In modern cloud and edge architectures, distributed servers must constantly exchange state information to balance load and meet service‑level agreements. Classical protocols such as join‑the‑shortest‑queue or power‑of‑two‑choices rely on rapid messaging, but when nodes are separated by hundreds of kilometres the round‑trip latency can exceed the microsecond decision window required by high‑frequency trading, real‑time video processing, or autonomous vehicle fleets. The resulting stale data forces sub‑optimal routing, inflating queue lengths and reducing overall system throughput.
The Delft University of Technology team demonstrated that pre‑shared entangled qubits can replace this instantaneous messaging. By measuring their local portion of an entangled pair conditioned on locally observed service times, each server generates outcomes that are correlated beyond any classical bound, effectively coordinating routing decisions without communication. Their dual‑work optimisation model, grounded in queueing theory and mapped to a weighted non‑local game, shows that entanglement‑assisted strategies dominate the best possible classical non‑communicating policies, delivering a Pareto‑optimal trade‑off between baseline task output and customer waiting time.
These results give enterprises a concrete pathway to exploit quantum networks for latency‑critical workloads.

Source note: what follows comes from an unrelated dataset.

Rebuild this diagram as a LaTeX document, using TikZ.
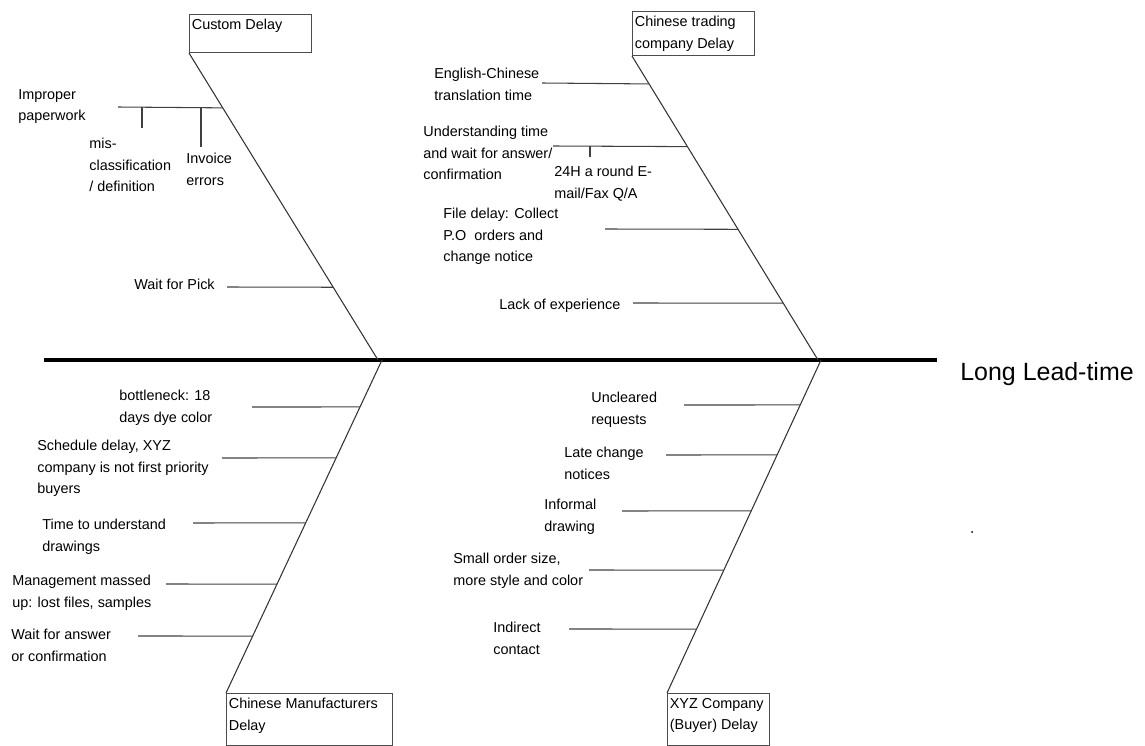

Edge data centers, content‑delivery networks, and high‑frequency trading platforms could embed entanglement generators to synchronize scheduling decisions across sites separated by hundreds of kilometres, improving resource utilization and reducing end‑user latency. While current hardware supports heralded entanglement over fiber, scaling to larger node counts will require advances in quantum repeaters and error‑corrected links. Nonetheless, the study establishes a near‑term commercial use case that may accelerate investment in quantum‑ready infrastructure and drive standards for entanglement‑assisted networking.